==== Information supplied ====

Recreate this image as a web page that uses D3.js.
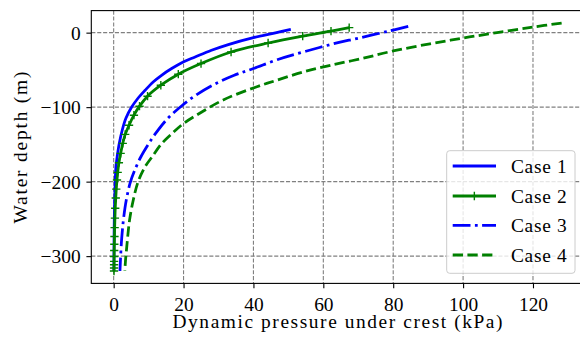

====
==== Information supplied ====

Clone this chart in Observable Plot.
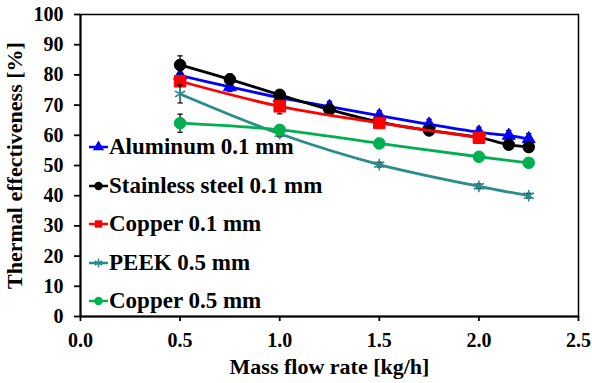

====
==== Information supplied ====

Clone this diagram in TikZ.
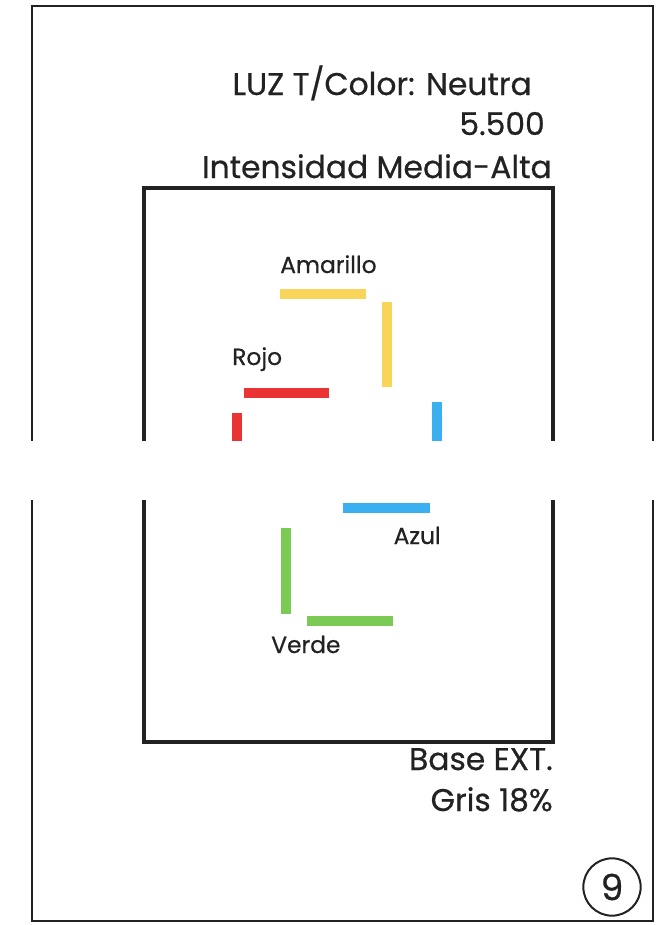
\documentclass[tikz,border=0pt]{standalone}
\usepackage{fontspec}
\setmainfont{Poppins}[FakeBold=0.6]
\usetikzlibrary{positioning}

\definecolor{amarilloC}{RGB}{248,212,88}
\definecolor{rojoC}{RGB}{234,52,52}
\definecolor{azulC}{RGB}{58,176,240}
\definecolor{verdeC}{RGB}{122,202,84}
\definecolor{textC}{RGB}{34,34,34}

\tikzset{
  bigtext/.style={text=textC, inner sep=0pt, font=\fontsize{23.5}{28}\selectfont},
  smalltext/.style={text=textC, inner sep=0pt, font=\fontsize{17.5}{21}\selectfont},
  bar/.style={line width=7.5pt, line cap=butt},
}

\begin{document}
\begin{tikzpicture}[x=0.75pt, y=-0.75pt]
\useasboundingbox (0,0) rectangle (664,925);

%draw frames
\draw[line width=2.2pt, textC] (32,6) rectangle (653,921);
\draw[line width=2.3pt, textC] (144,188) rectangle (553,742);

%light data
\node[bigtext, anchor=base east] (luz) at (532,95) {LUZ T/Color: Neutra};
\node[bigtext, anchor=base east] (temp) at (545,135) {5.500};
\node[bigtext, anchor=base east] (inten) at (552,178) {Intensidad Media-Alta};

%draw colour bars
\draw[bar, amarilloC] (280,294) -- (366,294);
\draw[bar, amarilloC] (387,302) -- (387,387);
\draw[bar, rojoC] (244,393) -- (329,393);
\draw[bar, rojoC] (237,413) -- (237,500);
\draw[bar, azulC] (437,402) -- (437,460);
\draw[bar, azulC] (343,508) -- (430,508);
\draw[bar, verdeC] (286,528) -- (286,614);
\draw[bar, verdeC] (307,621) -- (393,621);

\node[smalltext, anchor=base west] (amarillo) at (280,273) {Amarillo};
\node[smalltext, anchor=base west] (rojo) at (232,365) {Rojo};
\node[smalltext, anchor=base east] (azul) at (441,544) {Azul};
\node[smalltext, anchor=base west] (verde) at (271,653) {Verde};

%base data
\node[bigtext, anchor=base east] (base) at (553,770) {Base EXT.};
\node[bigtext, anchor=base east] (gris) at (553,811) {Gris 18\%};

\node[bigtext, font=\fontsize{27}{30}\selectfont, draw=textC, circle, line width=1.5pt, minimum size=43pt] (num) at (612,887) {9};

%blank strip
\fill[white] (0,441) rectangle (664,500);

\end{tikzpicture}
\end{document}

====

• [Given request]
Start at the line that contains "Clone this diagram in TikZ.", stop at the line that contains "anchor=base east] (inten)", and reproduce each line in that stretch exactly. Pictures are excluded.

• [Task result]
Clone this diagram in TikZ.
\documentclass[tikz,border=0pt]{standalone}
\usepackage{fontspec}
\setmainfont{Poppins}[FakeBold=0.6]
\usetikzlibrary{positioning}

\definecolor{amarilloC}{RGB}{248,212,88}
\definecolor{rojoC}{RGB}{234,52,52}
\definecolor{azulC}{RGB}{58,176,240}
\definecolor{verdeC}{RGB}{122,202,84}
\definecolor{textC}{RGB}{34,34,34}

\tikzset{
  bigtext/.style={text=textC, inner sep=0pt, font=\fontsize{23.5}{28}\selectfont},
  smalltext/.style={text=textC, inner sep=0pt, font=\fontsize{17.5}{21}\selectfont},
  bar/.style={line width=7.5pt, line cap=butt},
}

\begin{document}
\begin{tikzpicture}[x=0.75pt, y=-0.75pt]
\useasboundingbox (0,0) rectangle (664,925);

%draw frames
\draw[line width=2.2pt, textC] (32,6) rectangle (653,921);
\draw[line width=2.3pt, textC] (144,188) rectangle (553,742);

%light data
\node[bigtext, anchor=base east] (luz) at (532,95) {LUZ T/Color: Neutra};
\node[bigtext, anchor=base east] (temp) at (545,135) {5.500};
\node[bigtext, anchor=base east] (inten) at (552,178) {Intensidad Media-Alta};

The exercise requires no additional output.